Hi friends! It's been such a long time since I've written. I'll briefly explain what I've been up to and then I'll get on with the topic of Body Trust. I took a social media break for a while at the beginning of last year because. I wanted to really tune into what my own voice of wisdom sounded like, rather than being distracted by everyone else's. It was a wonderful experience, and I am happy I did it. I also started my very own company, The Organized Me, and I am now organizing people's physical spaces and their lives. You can read more about how that adventure began, on my other website, www.theorganizedme.com.
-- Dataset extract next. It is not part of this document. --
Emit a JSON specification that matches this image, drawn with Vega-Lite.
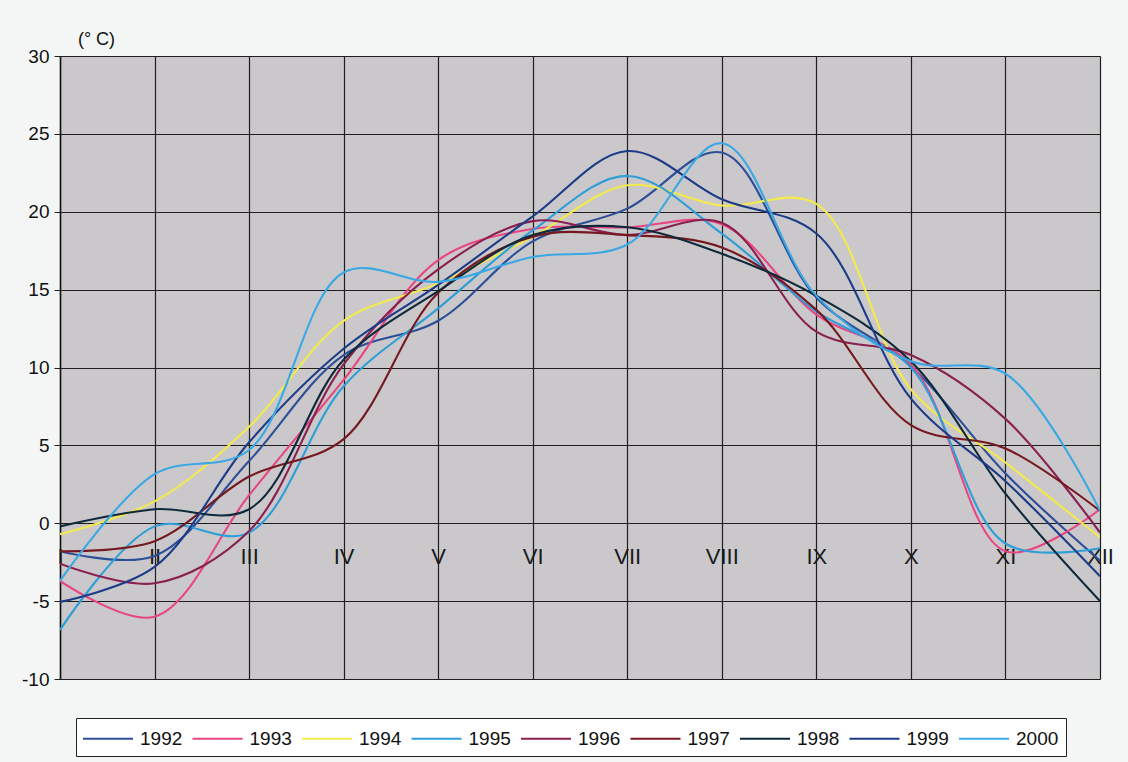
{
  "$schema": "https://vega.github.io/schema/vega-lite/v6.json",
  "width": 1040,
  "height": 623,
  "autosize": {"type": "none"},
  "padding": {"left": 60, "top": 56, "right": 28, "bottom": 83},
  "background": "#f4f6f6",
  "config": {
    "view": {"fill": "#cac8ca", "stroke": null},
    "font": "Liberation Sans"
  },
  "datasets": {
    "temps": [
      {"year":"1992","month":"I","t":-1.8},{"year":"1992","month":"II","t":-2.1},{"year":"1992","month":"III","t":4.0},{"year":"1992","month":"IV","t":10.8},{"year":"1992","month":"V","t":13.0},{"year":"1992","month":"VI","t":18.1},{"year":"1992","month":"VII","t":20.2},{"year":"1992","month":"VIII","t":23.8},{"year":"1992","month":"IX","t":14.5},{"year":"1992","month":"X","t":10.1},{"year":"1992","month":"XI","t":3.2},{"year":"1992","month":"XII","t":-2.4},
      {"year":"1993","month":"I","t":-3.7},{"year":"1993","month":"II","t":-6.0},{"year":"1993","month":"III","t":1.8},{"year":"1993","month":"IV","t":9.2},{"year":"1993","month":"V","t":16.9},{"year":"1993","month":"VI","t":18.9},{"year":"1993","month":"VII","t":19.0},{"year":"1993","month":"VIII","t":19.2},{"year":"1993","month":"IX","t":13.4},{"year":"1993","month":"X","t":10.2},{"year":"1993","month":"XI","t":-1.8},{"year":"1993","month":"XII","t":0.9},
      {"year":"1994","month":"I","t":-0.7},{"year":"1994","month":"II","t":1.4},{"year":"1994","month":"III","t":6.2},{"year":"1994","month":"IV","t":13.0},{"year":"1994","month":"V","t":15.4},{"year":"1994","month":"VI","t":18.4},{"year":"1994","month":"VII","t":21.7},{"year":"1994","month":"VIII","t":20.4},{"year":"1994","month":"IX","t":20.5},{"year":"1994","month":"X","t":8.6},{"year":"1994","month":"XI","t":3.9},{"year":"1994","month":"XII","t":-0.9},
      {"year":"1995","month":"I","t":-6.85},{"year":"1995","month":"II","t":-0.2},{"year":"1995","month":"III","t":-0.6},{"year":"1995","month":"IV","t":8.8},{"year":"1995","month":"V","t":13.8},{"year":"1995","month":"VI","t":18.8},{"year":"1995","month":"VII","t":22.3},{"year":"1995","month":"VIII","t":18.6},{"year":"1995","month":"IX","t":13.6},{"year":"1995","month":"X","t":10.0},{"year":"1995","month":"XI","t":-1.3},{"year":"1995","month":"XII","t":-1.6},
      {"year":"1996","month":"I","t":-2.6},{"year":"1996","month":"II","t":-3.85},{"year":"1996","month":"III","t":-0.5},{"year":"1996","month":"IV","t":10.2},{"year":"1996","month":"V","t":16.3},{"year":"1996","month":"VI","t":19.4},{"year":"1996","month":"VII","t":18.5},{"year":"1996","month":"VIII","t":19.3},{"year":"1996","month":"IX","t":12.3},{"year":"1996","month":"X","t":10.8},{"year":"1996","month":"XI","t":6.7},{"year":"1996","month":"XII","t":-0.6},
      {"year":"1997","month":"I","t":-1.8},{"year":"1997","month":"II","t":-1.15},{"year":"1997","month":"III","t":3.0},{"year":"1997","month":"IV","t":5.4},{"year":"1997","month":"V","t":14.8},{"year":"1997","month":"VI","t":18.4},{"year":"1997","month":"VII","t":18.5},{"year":"1997","month":"VIII","t":17.7},{"year":"1997","month":"IX","t":13.7},{"year":"1997","month":"X","t":6.3},{"year":"1997","month":"XI","t":4.8},{"year":"1997","month":"XII","t":0.8},
      {"year":"1998","month":"I","t":-0.2},{"year":"1998","month":"II","t":0.9},{"year":"1998","month":"III","t":0.9},{"year":"1998","month":"IV","t":10.5},{"year":"1998","month":"V","t":14.9},{"year":"1998","month":"VI","t":18.5},{"year":"1998","month":"VII","t":19.0},{"year":"1998","month":"VIII","t":17.3},{"year":"1998","month":"IX","t":14.6},{"year":"1998","month":"X","t":10.4},{"year":"1998","month":"XI","t":1.9},{"year":"1998","month":"XII","t":-5.0},
      {"year":"1999","month":"I","t":-5.05},{"year":"1999","month":"II","t":-2.8},{"year":"1999","month":"III","t":5.2},{"year":"1999","month":"IV","t":11.2},{"year":"1999","month":"V","t":15.3},{"year":"1999","month":"VI","t":19.7},{"year":"1999","month":"VII","t":23.9},{"year":"1999","month":"VIII","t":20.8},{"year":"1999","month":"IX","t":18.6},{"year":"1999","month":"X","t":8.0},{"year":"1999","month":"XI","t":2.7},{"year":"1999","month":"XII","t":-3.4},
      {"year":"2000","month":"I","t":-3.7},{"year":"2000","month":"II","t":3.15},{"year":"2000","month":"III","t":4.7},{"year":"2000","month":"IV","t":16.1},{"year":"2000","month":"V","t":15.5},{"year":"2000","month":"VI","t":17.1},{"year":"2000","month":"VII","t":17.9},{"year":"2000","month":"VIII","t":24.4},{"year":"2000","month":"IX","t":14.6},{"year":"2000","month":"X","t":10.4},{"year":"2000","month":"XI","t":9.6},{"year":"2000","month":"XII","t":0.8}
    ]
  },
  "data": {"name": "temps"},
  "mark": {"type": "line", "interpolate": "catmull-rom", "strokeWidth": 2.1, "clip": true},
  "encoding": {
    "x": {
      "field": "month",
      "type": "ordinal",
      "sort": ["I","II","III","IV","V","VI","VII","VIII","IX","X","XI","XII"],
      "scale": {"type": "point", "padding": 0},
      "axis": {
        "title": null,
        "orient": "bottom",
        "offset": -155,
        "domain": false,
        "ticks": false,
        "labelAngle": 0,
        "labelPadding": 22,
        "labelFontSize": 22,
        "labelColor": "#1a1a1a",
        "labelFont": "Liberation Sans",
        "labelOverlap": false,
        "labelBound": false,
        "labelFlush": false,
        "grid": true,
        "gridColor": "#1e1e1e",
        "gridWidth": 1.2,
        "gridOpacity": 1
      }
    },
    "y": {
      "field": "t",
      "type": "quantitative",
      "scale": {"domain": [-10, 30], "nice": false, "zero": false},
      "axis": {
        "values": [-10, -5, 0, 5, 10, 15, 20, 25, 30],
        "labelExpr": "'' + datum.value",
        "title": "(° C)",
        "titleAngle": 0,
        "titleX": 36,
        "titleY": -17,
        "titleAlign": "center",
        "titleBaseline": "middle",
        "titleFontSize": 18,
        "titleFontWeight": "normal",
        "titleColor": "#111111",
        "titleFont": "Liberation Sans",
        "labelFontSize": 19,
        "labelColor": "#111111",
        "labelFont": "Liberation Sans",
        "labelPadding": 5,
        "tickSize": 6,
        "tickColor": "#222222",
        "domain": true,
        "domainColor": "#111111",
        "domainWidth": 1.5,
        "grid": true,
        "gridColor": "#1e1e1e",
        "gridWidth": 1.2,
        "gridOpacity": 1
      }
    },
    "color": {
      "field": "year",
      "type": "nominal",
      "scale": {
        "domain": ["1992","1993","1994","1995","1996","1997","1998","1999","2000"],
        "range": ["#2c4f98","#e84682","#f3ea4c","#2e9ed8","#8a2050","#761820","#0e2a3a","#1c3c88","#3aa8e4"]
      },
      "legend": {
        "title": null,
        "orient": "none",
        "legendX": 16,
        "legendY": 662,
        "direction": "horizontal",
        "columns": 9,
        "symbolType": "M-2,0H2",
        "symbolSize": 625,
        "symbolStrokeWidth": 2,
        "symbolOffset": 11.5,
        "labelFontSize": 19,
        "labelFont": "Liberation Sans",
        "labelColor": "#111111",
        "labelOffset": 18.5,
        "columnPadding": 5.5,
        "padding": 7,
        "strokeColor": "#222222",
        "fillColor": "#ffffff"
      }
    }
  }
}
For now, I want to share about my latest thoughts on weight and body image. Does anyone else feel genuine, sustainable satisfaction after eating Pati Jinich's potato, scallion and chorizo crispy tacos or drinking a glass of wine? I do; I really really do, and I don't like feeling guilty about it. I recently found a webpage called, BeNourished, and it got me excited about quitting my diet and cancelling my gym membership. After reading through their philosophy; I wrote this proclamation to myself. And now I want to share it with you.
An Exploration of Body Trust
I am willing to explore whether or not an approach that emphasizes my own wisdom could possibly work. An approach to what? An approach to accepting and loving my body unconditionally, offering compassion to my body and nourishing it.
I am willing to release my other ideas of controlling and manipulating my body, such as dieting and harmful, unkind thoughts and treatments.
I am willing to nourish my emotional health as much as my physical health so that I am not influenced by seductive advertising. (No more late night pizza for me just because I saw Sarah Jessica Park eating a pizza with her friends).
My body is tenacious and incredibly life supporting. Despite my unkindness, it continues to carry me, move me, and bring me pleasure and peace. I am willing to honor and respect my body. I am willing to feel free from body image fear and all fear related to the health and image of my body. I am willing to release my frustration, my struggle and my judgement. I love my body.
1) Develop Sustainable Health Practices. What are some health practices that I can and am willing to engage in now, regardless of their impact on my size, shape or weight? I am willing to go for walks in the evenings with my daughter and dogs, to go to yoga class and to train for an upcoming 5K.
2) Practice Intuitive eating. I will deepen my connection to internal cues of hunger and fullness, increase my awareness during my eating experiences and learn to tune out the constantly changing rules of dieting. I will honor my taste buds and my health. Super YAY for chai tea latte.
3) Engage in Joyful Movement. I will root movement in loving-kindness and gentle expectations. This is why I quit the gym; I don't usually meet my kindest self there. I usually meet my competitive and harsh self while I'm hustling on the treadmill.
4) Cultivate Body Trust. Because I engaged in body dissatisfaction, dieting and disordered eating, I lost confidence in my ability to make good choices for myself. I am now willing to trust in myself and my body. It is possible to regain the trust I had when I was born into the world so that my body becomes a safe and welcoming place to live as time goes on. This is the biggest motivator for me; I want my body to be a safe and welcoming place to live in.
5) Nurture Self Compassion. When I feel compassion for myself, I feel warmth and caring and I act kindly. I will not snicker as I see my reflection in the mirror.
6) Redefine Success. My success will be measured by reduced body hatred, increased trust with food, more satisfaction and joy in my life and feeling more confident and free.
I typed this up, printed it and have it hanging in my bathroom and in my kitchen. I hope you enjoy it, too. Tacos anyone?